In SSB, NEAR is commonly ɪjə or ɪː. Some speakers use both; for them, NEAR may be considered varisyllabic, like WIRE and SOUR. Others seem to use only ɪː. Either way, the transcription of NEAR as a monosyllabic lax diphthong “/ɪə/” is now rather out of date.

More blog post about the phonetics of the "near" vowel and related sounds:

  • "Smoothing, then and now" (Geoff Lindsey)

  • "rising diphthongs" (John Wells)

  • "diphthong, schmiphthong" (John Wells)

  • "Smoothing and Compression" (Jack Windsor Lewis)
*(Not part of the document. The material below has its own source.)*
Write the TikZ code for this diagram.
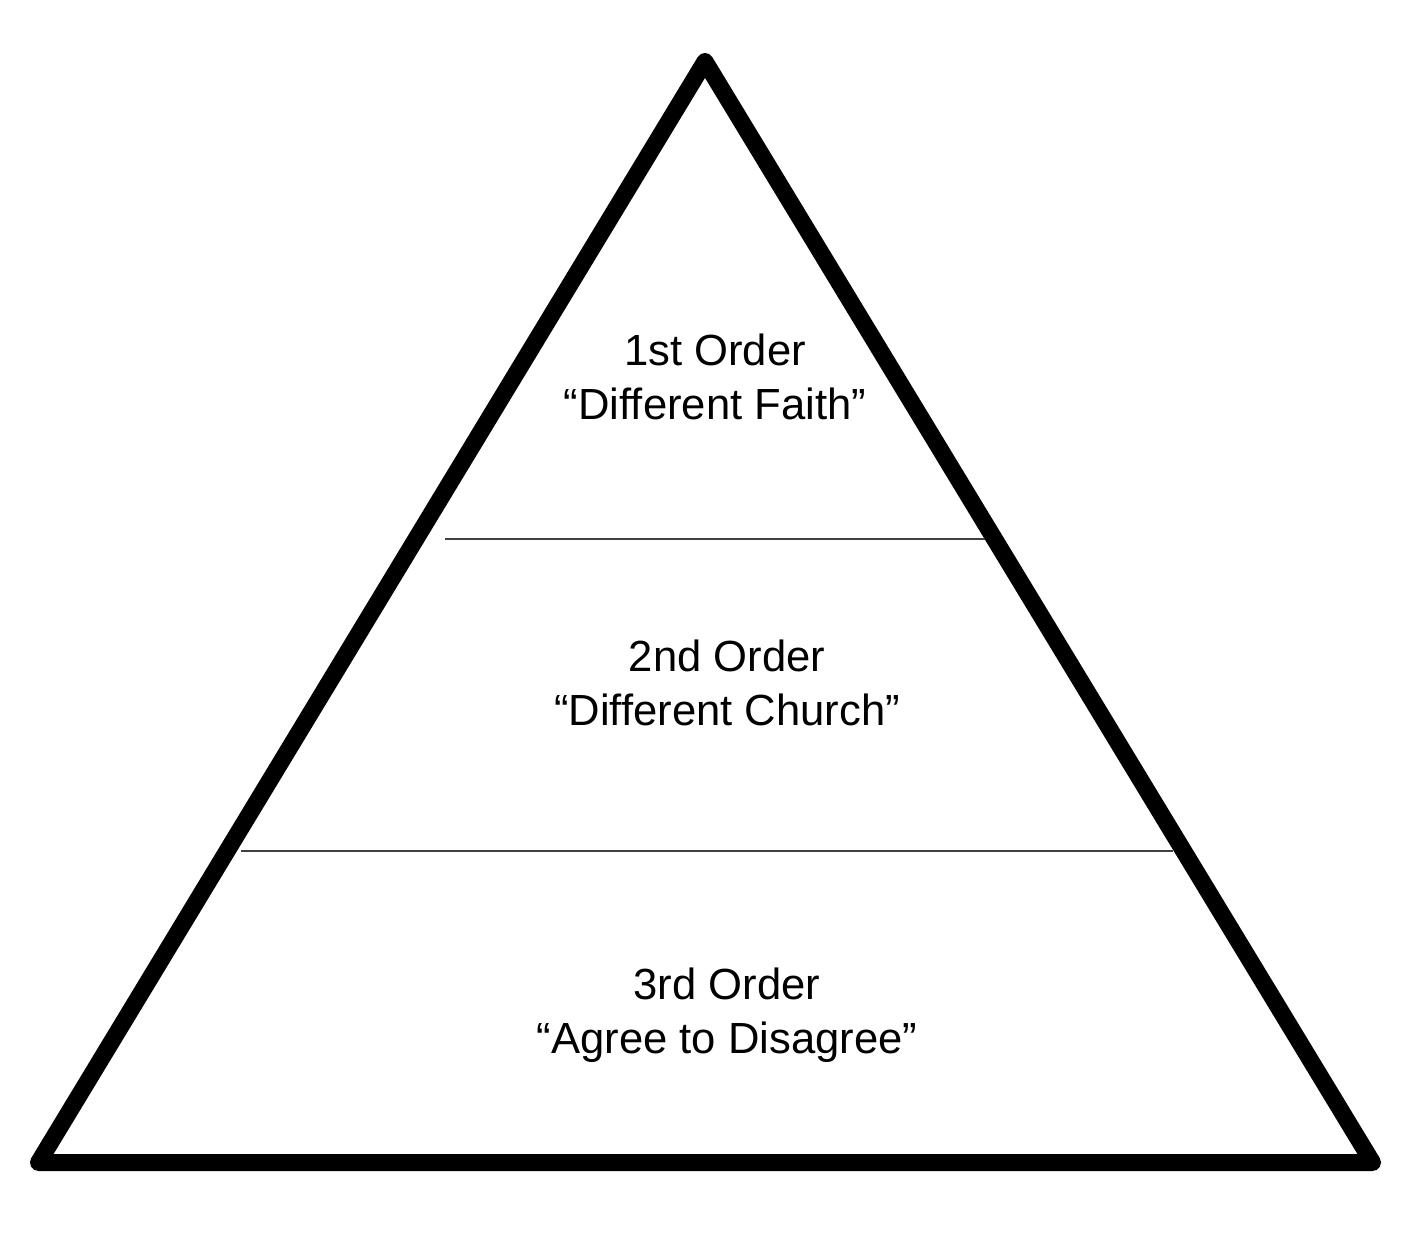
\documentclass[tikz,border=0pt]{standalone}
\usepackage{fontspec}
\setmainfont{Liberation Sans}
\tikzset{
  tier/.style={anchor=center,align=center,inner sep=0pt,font=\fontsize{21.8pt}{27pt}\selectfont},
  divider/.style={line width=1.1pt,black!75}
}
\begin{document}
\begin{tikzpicture}[x=0.5pt,y=-0.5pt]
                \useasboundingbox (0,0) rectangle (1425,1234);
                \coordinate (apex) at (705,61.5);
                \coordinate (left) at (38.5,1162.5);
                \coordinate (right) at (1372.5,1162.5);
                \draw[line width=8.5pt,line join=round] (apex) -- (left) -- (right) -- cycle;
                \draw[divider] (445,539) -- (985,539);
                \draw[divider] (241,851) -- (1173,851);
                \node[tier] (first) at (715,377) {1st Order\\“Different Faith”};
                \node[tier] (second) at (727,683) {2nd Order\\“Different Church”};
                \node[tier] (third) at (727,1015) {3rd Order\\“Agree to Disagree”};
            \end{tikzpicture}
\end{document}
The Wells "rising diphthongs" post has this interesting bit at the end:

Inspired by Jones’s pair reindeer — windier, another phonetician (I think it was Bjørn Stålharne Andrésen, but I can’t lay my hands on the reference, so this is from memory) performed a listening experiment in which he got speakers to imagine that as well as reindeer and roedeer we also have a kind of deer called a windeer; he asked them to pronounce in suitable carrier sentences the words windeer (kind of deer, with its falling diphthong in the second syllable) and windier (more windy, with its putative rising diphthong), and then played the results to listeners who were asked to decide which of the two words had been said. They proved unable to do this with better than random success. So the distinction between NEAR (my ɪə) and happY plus schwa (my i‿ə) may indeed be ‘felt subjectively by the speaker in slow utterance’, but the hearer cannot reliably detect it.